In summary, whereas pre-Covid the compressed conference experience produced lots of margin notes in one’s program booklet, along with some dog-eared pages for people, sessions, publishers’ lists, now in the hybrid configuration there is a lot more to see and hear before locating the bits most pertinent to building one’s knowledge, one’s network, and one’s imagination. And the time frame spreads out the consumption (and production) of scholarly communication so that what used to be a crazy smorgasbord of travel, engagement, reflection, and processing now is more like two or three or four weeks of rich food for thought.

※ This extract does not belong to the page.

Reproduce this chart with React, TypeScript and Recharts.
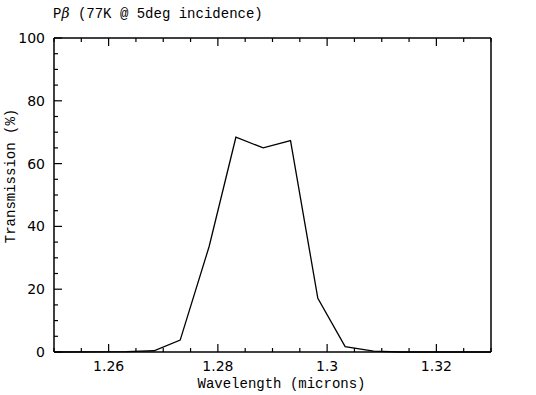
import { LineChart, Line, XAxis, YAxis, Label } from 'recharts';

const WAVELENGTH = [1.25, 1.2633, 1.2683, 1.2731, 1.2784, 1.2833, 1.2883, 1.2933, 1.2983, 1.3033, 1.3085, 1.3133, 1.33];
const TRANSMISSION = [0, 0.1, 0.4, 3.8, 33.6, 68.4, 65.0, 67.3, 17.1, 1.7, 0.3, 0, 0];

const X_TICKS = [
  1.25, 1.255, 1.26, 1.265, 1.27, 1.275, 1.28, 1.285, 1.29,
  1.295, 1.3, 1.305, 1.31, 1.315, 1.32, 1.325, 1.33,
];
const X_MAJOR = [1.26, 1.28, 1.3, 1.32];
const X_MAJOR_LABELS = ['1.26', '1.28', '1.3', '1.32'];

const Y_TICKS = [0, 5, 10, 15, 20, 25, 30, 35, 40, 45, 50, 55, 60, 65, 70, 75, 80, 85, 90, 95, 100];
const Y_MAJOR = [0, 20, 40, 60, 80, 100];

const data = WAVELENGTH.map((w, i) => ({ w, t: TRANSMISSION[i] }));

const TICK_FONT = { fontFamily: 'DejaVu Sans', fontSize: 14, fill: '#000' };
const LABEL_FONT = { fontFamily: 'Liberation Mono', fontSize: 14, fill: '#000' };
const MAJOR_LEN = 8;
const MINOR_LEN = 4;

const majorIndex = (list: number[], v: number) => list.findIndex((m) => Math.abs(m - v) < 1e-9);

function XTick({ x, y, payload, side }: any) {
  const idx = majorIndex(X_MAJOR, payload.value);
  const len = idx >= 0 ? MAJOR_LEN : MINOR_LEN;
  const dir = side === 'bottom' ? -1 : 1;
  return (
    <g>
      <line x1={x} y1={y} x2={x} y2={y + dir * len} stroke="#000" strokeWidth={1.2} />
      {side === 'bottom' && idx >= 0 && (
        <text x={x} y={y + 19} textAnchor="middle" {...TICK_FONT}>
          {X_MAJOR_LABELS[idx]}
        </text>
      )}
    </g>
  );
}

function YTick({ x, y, payload, side }: any) {
  const major = majorIndex(Y_MAJOR, payload.value) >= 0;
  const len = major ? MAJOR_LEN : MINOR_LEN;
  const dir = side === 'left' ? 1 : -1;
  return (
    <g>
      <line x1={x} y1={y} x2={x + dir * len} y2={y} stroke="#000" strokeWidth={1.2} />
      {major && (
        <text
          x={side === 'left' ? x - 9 : x + 10}
          y={y}
          dy="0.36em"
          textAnchor={side === 'left' ? 'end' : 'start'}
          {...TICK_FONT}
        >
          {payload.value}
        </text>
      )}
    </g>
  );
}

export default function App() {
  const axisLine = { stroke: '#000', strokeWidth: 1.5 };
  return (
    <div style={{ width: 536, height: 395, background: '#fff' }}>
      <style>{'body{margin:0}'}</style>
      <LineChart width={536} height={395} data={data} margin={{ top: 0, right: 0, bottom: 0, left: 0 }}>
        <XAxis
          xAxisId="bottom"
          dataKey="w"
          type="number"
          domain={[1.25, 1.33]}
          ticks={X_TICKS}
          interval={0}
          height={43}
          tickSize={0}
          tickMargin={0}
          axisLine={axisLine}
          tick={(p: any) => <XTick {...p} side="bottom" />}
        >
          <Label
            content={({ viewBox }: any) => (
              <text x={viewBox.x + viewBox.width / 2 + 9} y={viewBox.y + 36} textAnchor="middle" {...LABEL_FONT}>
                Wavelength (microns)
              </text>
            )}
          />
        </XAxis>
        <XAxis
          xAxisId="top"
          orientation="top"
          dataKey="w"
          type="number"
          domain={[1.25, 1.33]}
          ticks={X_TICKS}
          interval={0}
          height={38}
          tickSize={0}
          tickMargin={0}
          axisLine={axisLine}
          tick={(p: any) => <XTick {...p} side="top" />}
        >
          <Label
            content={({ viewBox }: any) => (
              <text x={viewBox.x - 1} y={18} {...LABEL_FONT}>
                P<tspan fontStyle="italic" fontFamily="DejaVu Serif">β</tspan> (77K @ 5deg incidence)
              </text>
            )}
          />
        </XAxis>
        <YAxis
          yAxisId="left"
          type="number"
          domain={[0, 100]}
          ticks={Y_TICKS}
          interval={0}
          width={54}
          tickSize={0}
          tickMargin={0}
          axisLine={axisLine}
          tick={(p: any) => <YTick {...p} side="left" />}
        >
          <Label
            content={({ viewBox }: any) => {
              const cx = 15;
              const cy = viewBox.y + viewBox.height / 2 - 19;
              return (
                <text x={cx} y={cy} transform={`rotate(-90 ${cx} ${cy})`} textAnchor="middle" {...LABEL_FONT}>
                  Transmission (%)
                </text>
              );
            }}
          />
        </YAxis>
        <YAxis
          yAxisId="right"
          orientation="right"
          type="number"
          domain={[0, 100]}
          ticks={Y_TICKS}
          interval={0}
          width={45}
          tickSize={0}
          tickMargin={0}
          axisLine={axisLine}
          tick={(p: any) => <YTick {...p} side="right" />}
        />
        <Line
          xAxisId="bottom"
          yAxisId="left"
          dataKey="t"
          type="linear"
          stroke="#000"
          strokeWidth={1.3}
          dot={false}
          isAnimationActive={false}
        />
      </LineChart>
    </div>
  );
}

This sincere and sustained effort to take all of it in has been eye-opening and enjoyable, in spite of some User Interface frustrations. Considering the purposes of conferences like this, perhaps the hybrid experience opens up possibilities to enhance the traditional face to face framework for expressing and consuming complex content. The social part of learning still is best in-person, although certain hesitancy and hierarchies of status may hinder some of the free-flow that chat-boxes and video conferencing allow in its “flat” social arena. The “draft-only” quality of oral presentation and dialog about the unfinished work is possible both in person and online, but online it is easier in some ways to capture a few traces of the presentation (screenshot, request for draft presentation material, session webpage containing presenters, audience, and topical synopsis in paperless, digital form). The intellectual detail of formal presentations is preserved when sessions move online, but now it is easier to copy/paste or interject questions, concerns, and comparisons by voice, by chat, or using the direct message system in the conference website.
This account gives one person’s learning curve and the strategies to record, reflect, and follow-up with as many of the relevant elements as possible in the age of bottomless digital content, virtual meetings, and extended time frames to digest this new scale of communications face to face or mediated by telecommunication online. Perhaps this hybrid experience will be one of the legacies of the pandemic for more and more thinkers to get acquainted with.